To make all the pieces work together, I also need, let’s see… Yes: Agent Integrator. Her broad range of skills, including software and general problem solving, will be instrumental to deliver a functioning solution adapted to the needs of the client. Her generalist approach will help her go through all the troubleshooting that inevitably occurs when integrating large and complex projects.

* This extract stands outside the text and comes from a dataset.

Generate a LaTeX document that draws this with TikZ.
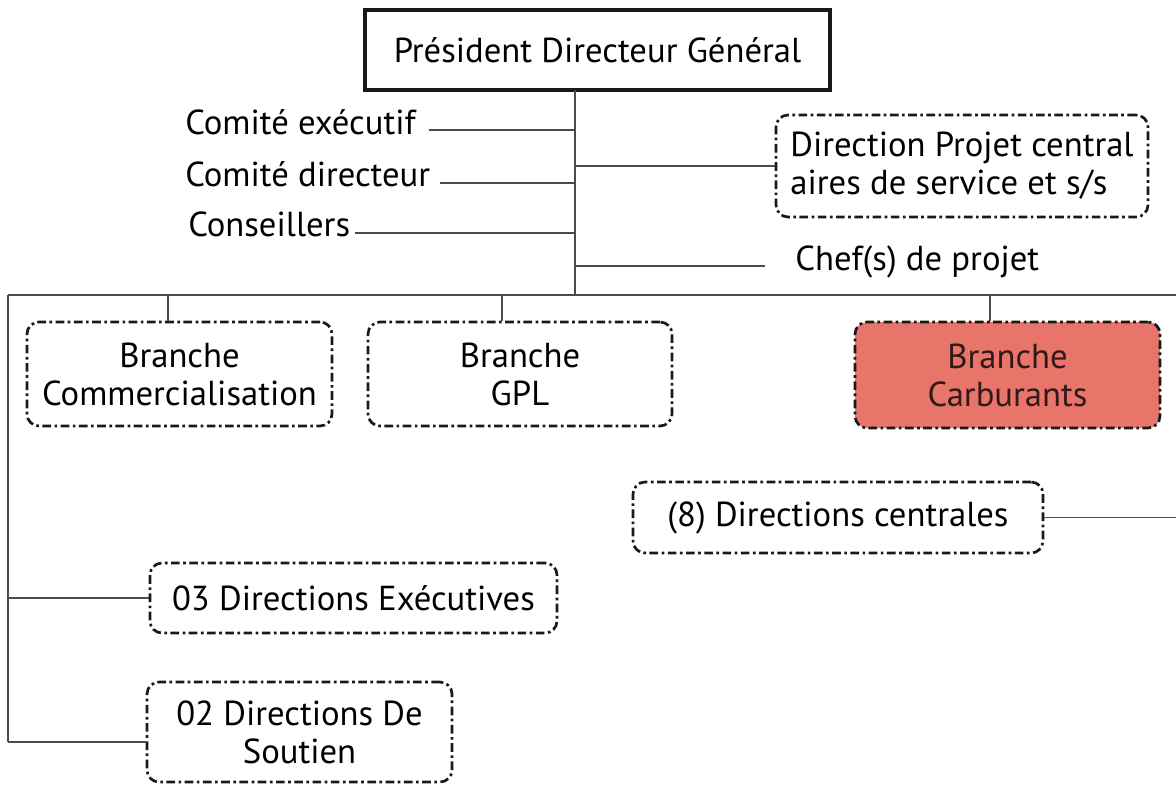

Nearly there. Beside me, Rusty is snoring, living his best cat dreams. I will require the valuable help of the QA Specialists Squad. They will play an essential role in making sure that the deployed application complies entirely with detailed specifications and meets all requirements. The Squad will interact with designers and developers, but also with the client, supporting them during user acceptance testing phases. They are responsible for test plans and for defining all the detailed test cases, whether manual or automated (which are essential in the context of continuous integration and continuous delivery (CI/CD)). The quality of the deployed application depends a lot on the dedication and professionalism of QA Specialists, as they are the ones who give the final go before deployment.
Yes, that should do it. Time to properly kick start this project. But first, a little cup of tea would be great. As I get up, I notice a thick cloud of smoke rising out of my garbage bin, in the backyard. I sigh under my breath, to avoid waking Rusty. The tea will have to wait. I must deal with that self-destructing (or rather all-destructing) recorder first.
Why can’t the Secretary just send emails, like normal people?